Een parallelle wereld onder de onze

De onderwereld is overal om ons heen en vermengt zich met het leven van alledag, tenminste, als we meegaan in het verhaal dat Hans Münstermann De onderstroom ons vertelt. Pas na een paar bladzijden kom je er als lezer achter dat dit het geval is en dat we meekijken over de schouder van een overledene, dominee Koopman. Deze dominee komt aan het begin van het verhaal zijn beul tegen, een jongeman die onderdeel uitmaakte van een vuurpeloton waardoor Koopman ergens in de bossen in Nederland in de Tweede Wereldoorlog om het leven is gebracht. Er heerst geen woede of rancune, Paul is zelfs verrast en blij hem te zien.

Een frisse verschijning en sympathiek, in zijn blauwe pak met het witte hemd. Eindelijk een bekende.

Het lijkt wel of iedereen, eenmaal aan de andere kant van het bestaan, accepteert wat er gebeurd is en enigszins nieuwsgierig en verbaasd naar alle andere dolende zielen kijkt. Er zijn zielen uit alle tijden en iedereen lijkt op zoek naar zijn of haar dierbaren.

Was iedereen hier dood? Zou ik hier moeten wachten op het sterven van mijn geliefden? […] Deze wereld leek op een reusachtige kerker, diep onder het Centraal Station, onder treinen, metro, tunnelbuizen, beschavingsresten, blubber en zand.

Met andere zielen vaart de dominee op een grote boot door het Amsterdam van nu, met zijn schreeuwende reclames, drukke straten en volle terrassen. Hij raakt aan de praat met anderen en hoort hoe zij aan hun einde zijn gekomen, zoals een echtpaar dat op 2 mei 2018 omgekomen is op weg naar een bruiloft.

Langzaam wordt het verhaal van de dominee duidelijk. Dat hij in de oorlog onderduikers herbergde en daarvoor uiteindelijk gestraft werd, en dat hij in gedachten nog vaak teruggaat naar zijn vrouw, Zwaan, die hem in alles steunde en om wie hij zich zorgen maakt. Maar hij is vooral op zoek naar zijn zoon, die hij als kleine jongen moest achterlaten toen hij door de Duitsers werd meegenomen. Wat zou er van hem geworden zijn, wie kan hem meer inlichtingen verschaffen? En leeft zijn vrouw nog, of moet hij haar ook gaan zoeken? De anderen, onder wie zijn beul Michael, willen hem helpen, juist ook omdat hij een oorlogsheld was en anderen heeft proberen te redden.

De levenswandel van de dominee stopt bij zijn executie, wat er daarna gebeurd is, met zijn vrouw en zijn zoon, horen we pas als Zwaan gevonden is en zij haar man het verloop van hun leven kan vertellen. En dan laat Münstermann twee zoektochten door elkaar lopen, die in de onderwereld van de dominee naar zijn zoon en die in de bovenwereld van de zoon naar zijn vader.

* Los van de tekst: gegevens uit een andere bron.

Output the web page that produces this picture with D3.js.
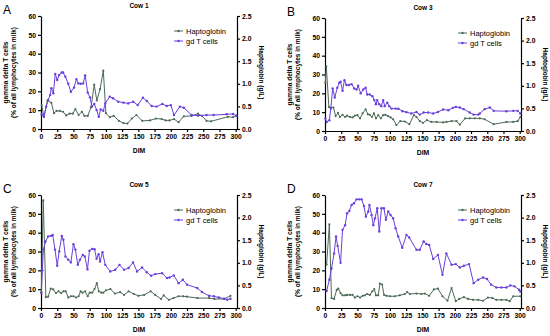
<!DOCTYPE html>
<html>
<head>
<meta charset="utf-8">
<script src="https://cdn.jsdelivr.net/npm/d3@7"></script>
<style>
  body { margin: 0; background: #fff; }
  svg { display: block; font-family: "Liberation Sans", Arial, sans-serif; }
  .axis path, .axis line { stroke: #000; stroke-width: 1.2; }
  .axis text { font-size: 6.8px; font-weight: bold; fill: #000; }
</style>
</head>
<body>
<div id="chart"></div>
<script>
// DIM vs gamma delta T cells (% of lymphocytes), and haptoglobin (g/L)
const cow1Gd = [[1,7.8],[4.5,6.5],[8,11.9],[11,15.4],[14,18],[16,21.6],[19,19],[22,29.2],[25,26],[28,28.7],[32,30],[34,30],[37.5,27.8],[42,24],[46,19.8],[51,22],[54.5,26.5],[57.5,24.2],[61,24],[65,24.2],[68,28.5],[72,19.3],[75.5,16.8],[78.6,11.9],[82,13.3],[85.7,10.1],[89,6.5],[92,10.4],[96,9.7],[99,13.6],[106,17.2],[111,16.3],[119,14.5],[127,14],[134.5,13.6],[142,14.5],[149,12.7],[157,16.6],[163,14.9],[170.5,12.2],[178,11.9],[187,13.3],[193.6,12.2],[200,12.7],[205,7.4],[214,11.9],[220,11.3],[232,7.4],[242,7.1],[255,7.4],[266,7.4],[286,7.8],[296,8],[301,6.9]];
const cow1Hap = [[1,0.53],[4.5,0.27],[10,0.63],[16,0.58],[20,0.35],[24,0.40],[29,0.40],[34,0.38],[39,0.30],[44,0.34],[49,0.34],[53,0.44],[58,0.31],[63,0.38],[67,0.29],[72,0.29],[77,0.48],[82,0.98],[86,0.63],[91,0.88],[96,1.29],[100,0.35],[106,0.26],[112,0.29],[120,0.18],[127,0.13],[133,0.12],[140,0.23],[147,0.31],[156,0.18],[168,0.19],[177,0.23],[186,0.22],[192,0.19],[198,0.19],[205,0.22],[212,0.15],[220,0.28],[232,0.29],[242,0.34],[248,0.29],[255,0.18],[262,0.17],[288,0.27],[296,0.26],[301,0.30]];

const cow3Gd = [[0.5,6.6],[2.6,4.8],[6.7,5.7],[9,12],[11.8,22.6],[15,17.8],[19,23],[22,25.6],[24,26.2],[27,21.4],[30,27],[33,24.4],[37,24.4],[41,24.9],[45,22.6],[48.7,22],[51,24],[55,20],[59,22],[62.6,23],[65,19.4],[69,19.4],[73,18.5],[76,16.4],[78.5,14.2],[80.5,16.4],[83.6,14.2],[86.7,13.2],[89.7,16.4],[92,13.2],[96,15],[99,13.2],[102.6,11.9],[109,11.9],[113,11.8],[119.5,10.5],[125.6,10],[133,9.3],[141,10.1],[146,8.7],[152,9.8],[159,9.8],[166.7,9.3],[174,10.1],[182,11.4],[190,11],[197,12.3],[201.5,12.8],[207.7,12.5],[213.8,11.6],[223,9.8],[229,8.7],[236,8.7],[238.5,9.3],[246,11.6],[254,12.5],[260,10.7],[279.5,10.5],[290,10.7],[297,10.7],[301,9.3]];
const cow3Hap = [[0.5,1.07],[2,1.43],[6,0.53],[13,0.52],[16.4,0.33],[20,0.40],[23,0.31],[27,0.36],[31,0.31],[34,0.34],[38.5,0.31],[42.6,0.30],[46,0.34],[50,0.35],[54,0.28],[58,0.39],[62.6,0.48],[66,0.37],[69,0.36],[72.3,0.31],[75.4,0.39],[78.5,0.28],[82,0.35],[86,0.28],[89.7,0.35],[93,0.36],[97,0.33],[101,0.30],[105,0.26],[110,0.13],[116,0.22],[123,0.21],[130,0.15],[137,0.35],[141,0.31],[146,0.22],[151,0.18],[157,0.24],[164,0.20],[172,0.20],[182,0.19],[187,0.20],[195,0.22],[202.6,0.22],[207.7,0.14],[216,0.28],[223,0.28],[231,0.28],[238.5,0.28],[246,0.26],[260,0.15],[279.5,0.20],[290,0.20],[297,0.22],[301,0.31]];

const cow5Gd = [[0.5,8],[2,20],[3.6,31],[7,35.3],[11,38],[15.5,38.3],[18,38.8],[21.6,31],[25,22.4],[28,30],[32,38.3],[34.5,36.2],[37.6,27.4],[42,25.6],[46,24.2],[50,33.9],[53,31],[56.7,22.9],[60,25.6],[64.4,28.2],[67.5,27.4],[71.6,20.6],[74.7,30.4],[78.9,31.4],[82.5,31.2],[85.6,26.1],[88.7,28.6],[91,24.7],[94.8,29.6],[99,22.9],[106.7,19.4],[114.4,20.3],[121,22.9],[128,20.3],[135,21.2],[141.8,24.2],[148,19.4],[155.7,21.5],[163,19],[169.6,17.1],[176,18],[186.6,18.5],[194,15.9],[198,16.2],[204.6,17.3],[212,13.2],[218.6,15],[225,12.4],[240.7,10.6],[248,8.5],[258.8,6.5],[266.5,6.2],[274,5.6],[282,4.9],[287,4.4],[292,4.9]];
const cow5Hap = [[0.5,0.35],[3.5,2.38],[7.5,0.24],[11,0.25],[15,0.43],[19,0.41],[23,0.33],[27,0.37],[31,0.33],[34.5,0.37],[38,0.37],[42,0.23],[46,0.26],[50,0.26],[54,0.23],[58,0.26],[61,0.37],[64,0.34],[68,0.37],[72,0.26],[75,0.34],[79,0.34],[82.5,0.42],[86,0.55],[89,0.37],[93,0.34],[96,0.34],[100,0.39],[107,0.42],[114,0.32],[122,0.35],[128,0.29],[135,0.37],[143,0.31],[150,0.27],[159,0.29],[169,0.37],[176,0.29],[185,0.20],[189,0.28],[197,0.18],[204,0.22],[212,0.26],[219,0.26],[225,0.25],[241,0.22],[259,0.22],[267,0.20],[282,0.20],[292,0.27]];

const cow7Gd = [[2.5,9],[6.7,15],[10,21],[14,29],[17,38],[19.5,33],[24,24],[27,41.5],[31,44],[34,50.3],[37.4,51.5],[41,54.7],[44.6,55.6],[48.7,57.7],[52.8,57.7],[56.4,57.7],[60,54.2],[63,48.5],[66.7,51.2],[68.5,54.7],[71.8,49.4],[74.4,44],[77,47.6],[80.5,53],[83.6,40.6],[87,53],[90.8,53],[93.8,46.8],[97.4,51.2],[101,49.4],[105,47.6],[108.7,42.4],[112.8,38],[119,32],[125.6,38.8],[129.7,37.4],[141,30.9],[146,30.9],[152,35.3],[156,34],[160.5,33.5],[166.7,26],[174,28.2],[181,17.6],[187,29],[195,23],[201.5,23.3],[207.7,21.5],[214,22.4],[222,23.3],[229,13.2],[236,15],[243.6,16.2],[249.7,15.4],[256,12.4],[264,10.9],[271.8,10.9],[279.5,10.9],[285.6,12],[292,11.5],[299,9.7],[301,8.8]];
const cow7Hap = [[2.5,0.96],[6.7,1.85],[10,0.22],[14,0.20],[18,0.40],[20.5,0.43],[24,0.33],[27,0.28],[31,0.28],[34,0.29],[38.5,0.29],[42.5,0.29],[46,0.23],[50,0.26],[54,0.23],[58,0.27],[61.5,0.28],[65,0.31],[69,0.29],[73,0.37],[76,0.42],[78.5,0.28],[82,0.28],[84.6,0.54],[88,0.52],[91,0.29],[95,0.27],[100,0.26],[107.7,0.26],[115.4,0.28],[123,0.31],[126.6,0.35],[130.8,0.31],[141,0.32],[148.7,0.31],[153.8,0.32],[160.5,0.27],[167.7,0.41],[174,0.43],[181,0.26],[188.7,0.16],[195,0.44],[201.5,0.15],[206.7,0.20],[214,0.24],[220.5,0.20],[228,0.18],[236,0.18],[243.6,0.16],[251,0.23],[258,0.22],[264,0.18],[272,0.18],[279.5,0.18],[284.6,0.15],[290,0.26],[301,0.26]];

const xTicks = d3.range(0, 301, 25);
const leftTicks = [0, 10, 20, 30, 40, 50, 60];
const rightTicks = [0, 0.5, 1.0, 1.5, 2.0, 2.5];
const seriesNames = ["Haptoglobin", "gd T cells"];

const hapColor = "#4d6a57";
const gdColor = "#6a3fdc";

const width = 550, height = 336,
    pw = 196, ph = 113;

const panels = [
  {letter: "A", title: "Cow 1", gd: cow1Gd, hap: cow1Hap, left: 41, top: 16},
  {letter: "B", title: "Cow 3", gd: cow3Gd, hap: cow3Hap, left: 325, top: 18},
  {letter: "C", title: "Cow 5", gd: cow5Gd, hap: cow5Hap, left: 41, top: 195},
  {letter: "D", title: "Cow 7", gd: cow7Gd, hap: cow7Hap, left: 325, top: 195},
];

const svg = d3.select("#chart").append("svg")
    .attr("width", width)
    .attr("height", height);

const x = d3.scaleLinear().domain([0, 302]).range([0, pw]);
const yL = d3.scaleLinear().domain([0, 60]).range([ph, 0]);
const yR = d3.scaleLinear().domain([0, 2.5]).range([ph, 0]);

panels.forEach(function(p) {
  const g = svg.append("g")
      .attr("transform", "translate(" + p.left + "," + p.top + ")");

  g.append("g")
      .attr("class", "axis")
      .attr("transform", "translate(0," + ph + ")")
      .call(d3.axisBottom(x).tickValues(xTicks).tickSize(3).tickPadding(2).tickSizeOuter(0));

  g.append("g")
      .attr("class", "axis")
      .call(d3.axisLeft(yL).tickValues(leftTicks).tickSize(3).tickPadding(2).tickSizeOuter(0));

  g.append("g")
      .attr("class", "axis")
      .attr("transform", "translate(" + pw + ",0)")
      .call(d3.axisRight(yR).tickValues(rightTicks).tickSize(3).tickPadding(2).tickSizeOuter(0)
        .tickFormat(d3.format(".1f")));

  // panel letter + title
  svg.append("text")
      .attr("x", p.left - 38)
      .attr("y", p.top - 2)
      .style("font-size", "12px")
      .text(p.letter);

  g.append("text")
      .attr("x", pw / 2)
      .attr("y", -8)
      .attr("text-anchor", "middle")
      .style("font-size", "6.5px")
      .style("font-weight", "bold")
      .text(p.title);

  g.append("text")
      .attr("x", pw / 2)
      .attr("y", ph + 24)
      .attr("text-anchor", "middle")
      .style("font-size", "6.8px")
      .style("font-weight", "bold")
      .text("DIM");

  const yl = g.append("text")
      .attr("transform", "translate(-27," + (ph / 2) + ") rotate(-90)")
      .attr("text-anchor", "middle")
      .style("font-size", "6.5px")
      .style("font-weight", "bold");
  yl.append("tspan").attr("x", 0).attr("dy", "-0.9em").text("gamma delta T cells");
  yl.append("tspan").attr("x", 0).attr("dy", "1.15em").text("(% of all lymphocytes in milk)");

  g.append("text")
      .attr("transform", "translate(" + (pw + 22) + "," + (ph / 2) + ") rotate(90)")
      .attr("text-anchor", "middle")
      .style("font-size", "6.5px")
      .style("font-weight", "bold")
      .text("Haptoglobin (g/L)");

  const lineL = d3.line().x(d => x(d[0])).y(d => yL(d[1]));
  const lineR = d3.line().x(d => x(d[0])).y(d => yR(d[1]));

  g.append("path")
      .datum(p.hap)
      .attr("fill", "none")
      .attr("stroke", hapColor)
      .attr("stroke-width", 1)
      .attr("d", lineR);
  g.selectAll(".hdot")
      .data(p.hap)
    .enter().append("circle")
      .attr("cx", d => x(d[0]))
      .attr("cy", d => yR(d[1]))
      .attr("r", 1.1)
      .attr("fill", hapColor);

  g.append("path")
      .datum(p.gd)
      .attr("fill", "none")
      .attr("stroke", gdColor)
      .attr("stroke-width", 1)
      .attr("d", lineL);
  g.selectAll(".gdot")
      .data(p.gd)
    .enter().append("circle")
      .attr("cx", d => x(d[0]))
      .attr("cy", d => yL(d[1]))
      .attr("r", 1.2)
      .attr("fill", gdColor);

  // legend
  const lg = g.append("g").attr("transform", "translate(133,15)");
  [hapColor, gdColor].forEach(function(c, i) {
    const row = lg.append("g").attr("transform", "translate(0," + (i * 10) + ")");
    row.append("line").attr("x1", 0).attr("x2", 9).attr("stroke", c).attr("stroke-width", 1);
    row.append("circle").attr("cx", 4.5).attr("r", 1.2).attr("fill", c);
    row.append("text")
        .attr("x", 12)
        .attr("dy", "0.35em")
        .style("font-size", "7.5px")
        .text(seriesNames[i]);
  });
});
</script>
</body>
</html>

In rustige beschrijvingen en nuchtere dialogen voert de schrijver de lezer mee in de gedachte dat overledenen nog altijd ronddwalen en zoeken naar antwoorden op vragen die ze mee hun graf in genomen hebben. Maar ook de achterblijvers hebben vragen zolang er onduidelijkheden blijven bestaan over iemands overlijden.

Münstermann creëert met dit verhaal niet alleen een mooi spanningsveld tussen de dood en het leven (wat blijft er nog van ons over, zullen we onze geliefden ooit nog zien, wat weten wij van de doden en wat weten de doden van ons), maar ook speelt hij met tijd en laat hij heden en verleden naast elkaar bestaan.

Dat het verhaal geïnspireerd is op de werkelijke levens van dominee Bastiaan Ader en zijn zoon, kunstenaar Bas Jan Ader, geeft nog een extra dimensie aan het geheel.

Arjen van Meijgaard

Hans Münstermann – De onderstroom. De Kring, Amsterdam. 126 blz. € 18,50.